In any event, letting your kid watch some tv can at times at least take the weight off your back of parenting for a bit. You can get a break. It’s there if you need it. Relatively more productive tv shows would be prefered--by that i mean shows that maybe teach you something. Maybe steer your kid in that direction and away from the tv that doesn’t inform much.


A big problem for me as a parent of a 3-year-old is that you and he naturally aren’t interested in the same things very much. I like to keep a podcast on my smartphone ready and the earbuds in my pocket in case i need something interesting to listen to while i’m watching my kid. If he’s playing at a playground safely, i can watch him and also listen to some comedian riff on his podcast. And this improves my ability to hang out at the playground and let my kid explore more and have fun.


But a lot of the time i don’t need to do that. I play with my kid without any earbuds in. we build stuff with building blocks. We draw stuff. I had wanted to get into painting and my son is at an age where the crayons and paper are fun to use. So i’ll paint at the table while he colors. I get to learn how to paint while spending time with my son.


I think probably the biggest help i can be to my son is to help him find good niches for himself, and to help him learn how to create niches for himself. There’s what you’re good at and there’s what you enjoy. I read somewhere advice that said you should find the intersection between what you enjoy doing and what makes money. The fun and productive method is that, essentially. You’re looking for what is enjoyable now and makes you better off in the long run. The enjoyable aspect serves as motivation. It keeps you in the game. I read a book a while ago that independently made this point regarding exercise--the book was called ‘no sweat’. The point it made was you should enjoy exercise and if you don’t, you’re not going to stick to it. A lot of life seems like that, to me.


Anyway, i’m trying to teach my kid some of the fun and productive method. I wish i had known it when i was younger. Maybe i could get some insights by imagining what life would have been like had i used the fun and productive approach earlier.


Well, so much of your childhood is in school. School is a major source of boredom, obviously. I was never very good at sitting and studying. If i could have made studying fun then maybe i would have done more of it, and done better academically. I did fine, but i followed a pattern i would later read is associated with adhd, which was that i did well in the lower grades when i didn’t need to be organized or disciplined and could rely on my smarts to get by, but as the higher grades came in, when studying and organization was more important, i’d do poorer.
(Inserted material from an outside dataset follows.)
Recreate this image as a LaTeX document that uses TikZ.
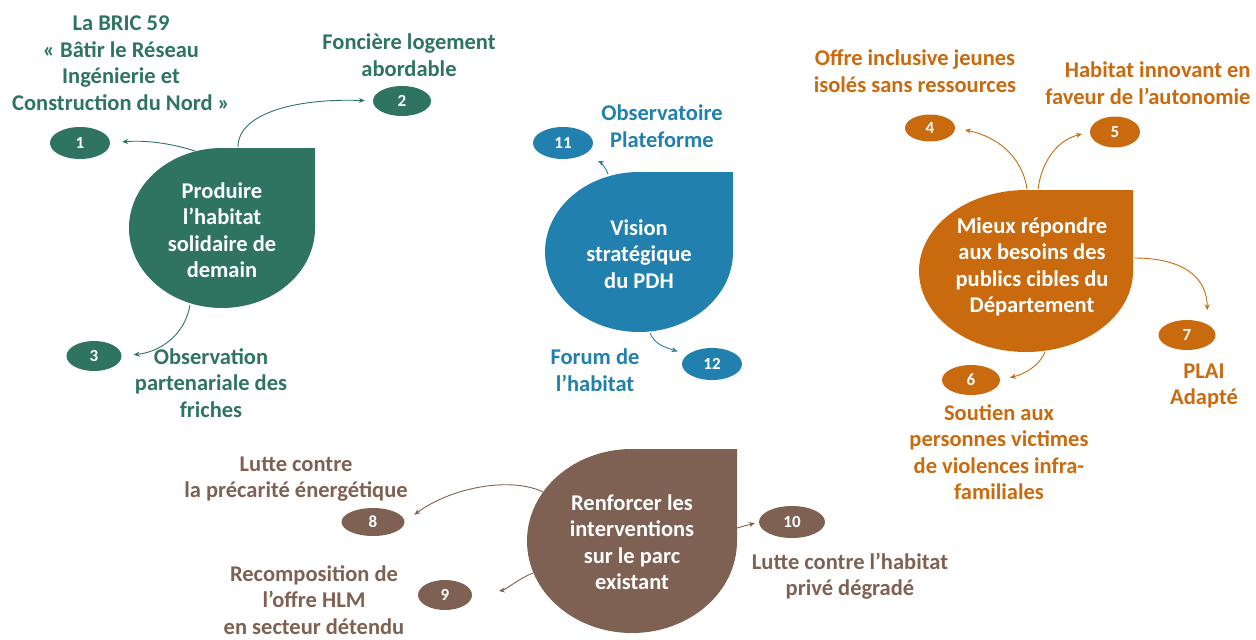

One trick i developed as a got older was reading what was interesting in a text. I’d jump around looking for the interesting bits and skip the rest. I’d check off the sections that i read, pencil marks by the sections i had read, so i could avoid rereading and find what i hadn’t yet read. Interestingly, sections that looked boring and that i skipped on first pass would sometimes become more interesting when i came back to them later, after reading more interesting stuff. There was also something inherently sort of fun about trying to make sense of writing by reading out of order.